The material is manufactured using a 3D printing method that uses photopolymerization. This process uses light to solidify a liquid resin in a desired shape or geometry. To make it self-healable, they had to dive a little deeper into the chemistry behind the material.

Photopolymerization is achieved through a reaction with a certain chemical group called thiols. By adding an oxidizer to the equation, thiols (an organosulfur compound that contains a carbon-bonded sulfhydryl group) transform into another group called disulfides. It is the disulfide group that is able to reform when broken, leading to the self-healing ability. Finding the right ratio between these two groups was the key to unlocking the materials' unique properties.
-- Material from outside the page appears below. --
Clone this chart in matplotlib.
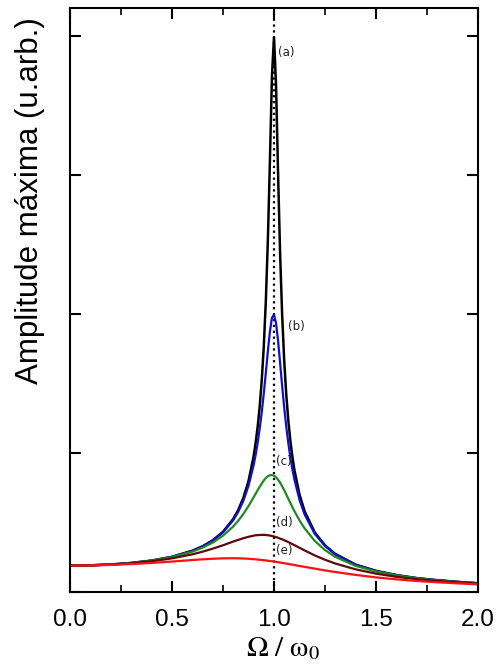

"When we gradually increase the oxidant, the self-healing behaviour becomes stronger, but the photopolymerization behaviour becomes weaker," explained Assit Prof.Wang. "There is competition between these two behaviours. And eventually we found the ratio that can enable both high self-healing and relatively rapid photopolymerization."

In 5 seconds, they can print a 17.5-millimeter square, completing whole objects in around 20 minutes that can repair themselves in a few hours.

After being cut in half, in two hours at 60°C (four for the electronics due to the carbon used to transmit electricity) they healed completely, retaining their strength and function. The repair time can be decreased just by raising the temperature.

"We actually show that under different temperatures - from 40 to 60°C - the material can heal to almost 100 per cent," said Yu. "By changing the temperature, we can manipulate the healing speed, even under room temperature the material can still self-heal"

After conquering 3D-printable soft materials, they are now working to develop different self-healable materials along a range of stiffnesses, from the current soft rubber, to rigid hard-plastics. These could be used for vehicle parts, composite materials, and even body armour.